Until now, no one adequately embarrassed Silicon Valley on TV. All prior attempts either embarrassed themselves, or fell just short. But Silicon Valley, Mike Judge's HBO foray into the sociopathic pit of Northern California's tech scene is beyond adequate: It gives the fuckers the graceful slap across the face they need.

It's unclear why it's taken this long for Hollywood to skewer its Northern Californian cousins. Just this week, Amazon announced it's passing on Betas, its well-intentioned, online-only comedy series about nerd crisis. Maybe this scene isn't enough to hold attention spans. Judge's Silicon Valley (which premiers on April 6th) takes the same basic shapes—sociopath parvenues, villainous investors, clumsy wantrepreneurs, startup jargon—and builds it into not just a cutting portrait of an industry, but a genuinely funny comedy series. It's not Office Space 2014, but it's still corporate satire in top form.

Other than maybe The Social Network, no film or TV series has really accurately portrayed these new monsters, our mercenary Asperger's overclass. It's not enough to just have a show about "nerds": We've seen plenty of nerds, and freaks, and geeks. But we've never seen a faithful take on the startup goons.

In the very first episode, a group of young men—all white save one—are thrown into a crisis of judgment. In Silicon Valley, of course, that can only mean one thing: money. Our central-nervous-meek-white-guy-programmer Richard (Thomas Middleditch) is offered $10 million dollars for the whole of his "company" (essentially just himself) by one investor, or a relatively modest six figure sum in exchange for an equity stake. These are both very good options for someone living with a bunch of other computer science slobs—the other protagonist dudes of Silicon Valley—and their slob king benefactor Erlich (T.J. Miller), who runs a quarter-assed startup "incubator" out of his house. Unable to decide on which older white guy's money to take, Richard vomits his way to a doctor, who sends him home only after pitching his own a medical care app.

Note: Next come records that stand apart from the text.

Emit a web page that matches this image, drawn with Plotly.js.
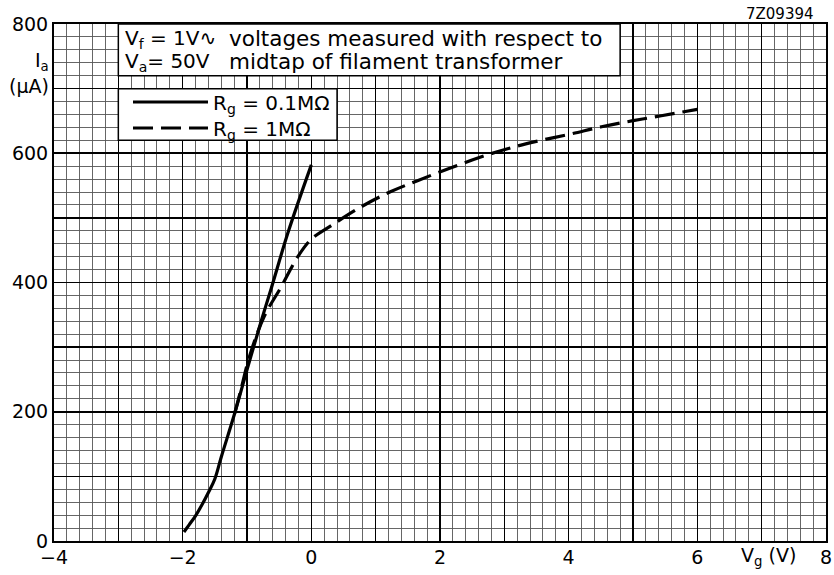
<!DOCTYPE html>
<html>
<head>
<meta charset="utf-8">
<script src="https://cdn.plot.ly/plotly-3.0.1.min.js"></script>
<style>html,body{margin:0;padding:0;background:#fff;}#chart{width:834px;height:575px;}</style>
</head>
<body>
<div id="chart"></div>
<script>
// Rg = 0.1 MΩ (solid)
const solidVg = [-1.98, -1.9, -1.8, -1.7, -1.6, -1.5, -1.4, -1.19, -0.98, -0.78, -0.62, -0.36, 0];
const solidIa = [14, 25, 39, 56, 75, 96, 130, 198, 272, 340, 392, 478, 582];
// Rg = 1 MΩ (dashed)
const dashVg = [-1.19, -1.1, -0.96, -0.73, -0.47, -0.21, 0, 0.34, 0.79, 1.22, 1.66, 2.13, 2.6, 3.05, 3.53, 4.04, 4.51, 4.98, 5.44, 6.0];
const dashIa = [198, 232, 286, 348, 393, 440, 467, 490, 518, 540, 558, 576, 593, 607, 619, 630, 641, 650, 658, 668];

const xTickVals = [-4, -3, -2, -1, 0, 1, 2, 3, 4, 5, 6, 7, 8];
const xTickText = ['\u22124', '', '\u22122', '', '0', '', '2', '', '4', '', '6', '', '8'];
const yTickVals = [0, 100, 200, 300, 400, 500, 600, 700, 800];
const yTickText = ['0', '', '200', '', '400', '', '600', '', '800'];

const FONT = 'DejaVu Sans, sans-serif';

const traces = [
  {x: solidVg, y: solidIa, mode: 'lines', name: 'R<sub>g</sub> = 0.1M\u03A9', legend: 'legend',
   line: {color: '#000', width: 3.2, shape: 'spline', smoothing: 1}},
  {x: dashVg, y: dashIa, mode: 'lines', name: 'R<sub>g</sub> = 1M\u03A9', legend: 'legend2',
   line: {color: '#000', width: 3.2, dash: '20px,8px', shape: 'spline', smoothing: 1}}
];

const L = 54, R = 826, T = 24, B = 541;
const px = v => (v - L) / (R - L);
const py = v => (B - v) / (B - T);

const legendBase = {xanchor: 'left', yanchor: 'middle', bgcolor: 'rgba(0,0,0,0)', borderwidth: 0,
  font: {family: FONT, size: 20, color: '#000'}, itemwidth: 75};

const layout = {
  width: 834, height: 575,
  margin: {l: L, r: 834 - R, t: T, b: 575 - B},
  paper_bgcolor: '#fff', plot_bgcolor: '#fff',
  font: {family: FONT, color: '#000', size: 18},
  showlegend: true,
  legend: Object.assign({x: px(128), y: py(102)}, legendBase),
  legend2: Object.assign({x: px(128), y: py(128)}, legendBase),
  xaxis: {
    range: [-4, 8], tickmode: 'array', tickvals: xTickVals, ticktext: xTickText,
    showgrid: true, gridcolor: '#000', gridwidth: 1.6, zeroline: false,
    showline: true, linecolor: '#000', linewidth: 2, mirror: true,
    ticks: '', ticklabelstandoff: -2, tickfont: {family: FONT, size: 19},
    minor: {dtick: 0.2, tick0: -4, showgrid: true, gridcolor: '#555', gridwidth: 0.9}
  },
  yaxis: {
    range: [0, 800], tickmode: 'array', tickvals: yTickVals, ticktext: yTickText,
    showgrid: true, gridcolor: '#000', gridwidth: 1.6, zeroline: false,
    showline: true, linecolor: '#000', linewidth: 2, mirror: true,
    ticks: '', ticklabelstandoff: 0, tickfont: {family: FONT, size: 19},
    minor: {dtick: 20, tick0: 0, showgrid: true, gridcolor: '#555', gridwidth: 0.9}
  },
  shapes: [
    {type: 'rect', xref: 'x', yref: 'y', x0: -3, x1: 4.8, y0: 720, y1: 800,
     fillcolor: '#fff', line: {color: '#000', width: 1.5}, layer: 'above'},
    {type: 'rect', xref: 'x', yref: 'y', x0: -3, x1: 0.4, y0: 620, y1: 700,
     fillcolor: '#fff', line: {color: '#000', width: 1.5}, layer: 'above'}
  ],
  annotations: [
    {xref: 'paper', yref: 'paper', x: px(123), y: py(39), xanchor: 'left', yanchor: 'middle',
     text: 'V<sub>f</sub> = 1V\u223F', showarrow: false, font: {family: FONT, size: 20}},
    {xref: 'paper', yref: 'paper', x: px(123), y: py(62), xanchor: 'left', yanchor: 'middle',
     text: 'V<sub>a</sub>= 50V', showarrow: false, font: {family: FONT, size: 20}},
    {xref: 'paper', yref: 'paper', x: px(227), y: py(39), xanchor: 'left', yanchor: 'middle',
     text: 'voltages measured with respect to', showarrow: false, font: {family: FONT, size: 21.5}},
    {xref: 'paper', yref: 'paper', x: px(227), y: py(62), xanchor: 'left', yanchor: 'middle',
     text: 'midtap of filament transformer', showarrow: false, font: {family: FONT, size: 21.5}},
    {xref: 'paper', yref: 'paper', x: px(816), y: py(14), xanchor: 'right', yanchor: 'middle',
     text: '7Z09394', showarrow: false, font: {family: FONT, size: 15}},
    {xref: 'paper', yref: 'paper', x: px(51), y: py(62), xanchor: 'right', yanchor: 'middle',
     text: 'I<sub>a</sub>', showarrow: false, font: {family: FONT, size: 19}},
    {xref: 'paper', yref: 'paper', x: px(51), y: py(86), xanchor: 'right', yanchor: 'middle',
     text: '(\u03BCA)', showarrow: false, font: {family: FONT, size: 19}},
    {xref: 'paper', yref: 'paper', x: px(768), y: py(556), xanchor: 'center', yanchor: 'middle',
     text: 'V<sub>g</sub> (V)', showarrow: false, font: {family: FONT, size: 19}}
  ]
};

Plotly.newPlot('chart', traces, layout, {displayModeBar: false, staticPlot: true});
</script>
</body>
</html>
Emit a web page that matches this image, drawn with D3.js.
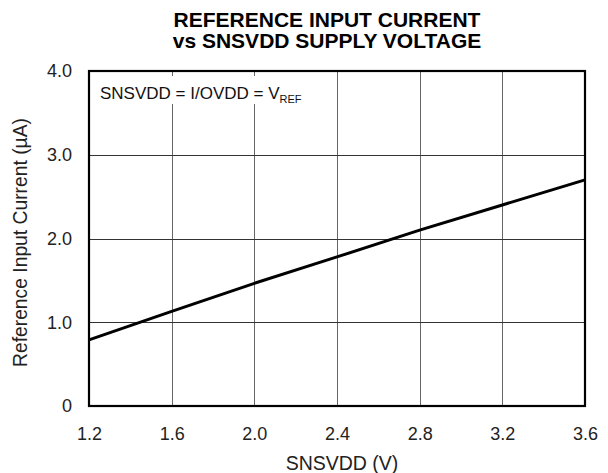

This total inability for self-care, the sad dance of the tech-industry manchild, is what gives Silicon Valley its momentum, and what prevents it from steering it into caricature. Everyone on the show is just barely human, but still humane. It's so easy to believe the worst about this world because so much of it rings true—would we really be shocked if someone in the real Silicon Valley said "If we can make your audio and video files smaller, we can make cancer smaller," as does an investor villain in the show? Silicon Valley's characters can't veer into over-the-top territory (a la Betas) because they're too impotent to even be pricks to each other. When Richard's new investor Peter Gregory—a perfect clone of Paul Graham played by Christopher Evan Welch—tells him he needs to trim the fat at the company, he's forced to question whether he's heartless enough to cut out his best friend. The entire company is suffering from an "asshole vacuum," Erlich scolds.

Hours of these people struggling with their lukewarm dreams ("I just wanted to work with computers and get paid for it") and middling greed could've been grating, but Silicon Valley is never as obnoxious as the geography it's panning. Judge adds in enough quick gags (a stripper with a Square reader, a brainstorming session for silly startup names) to break up the fact that we're dealing with almost uniformly unlikable characters—like Entourage, you might find yourself hooked by how turned off you are by this strange place. You'll find yourself caring what happens to this house of dicks—women are mostly sidelined, true to life—just enough to keep watching. But when the the wilting programmers betray, suffer, and treat each other poorly in the pursuit of change-the-world ambition, you'll relish that too. Just like the wider industry, Silicon Valley is a terrific mix of the goofy and the depressing, the people with genius IQs who still struggle to function. You'll cackle a lot and be glad you aren't there.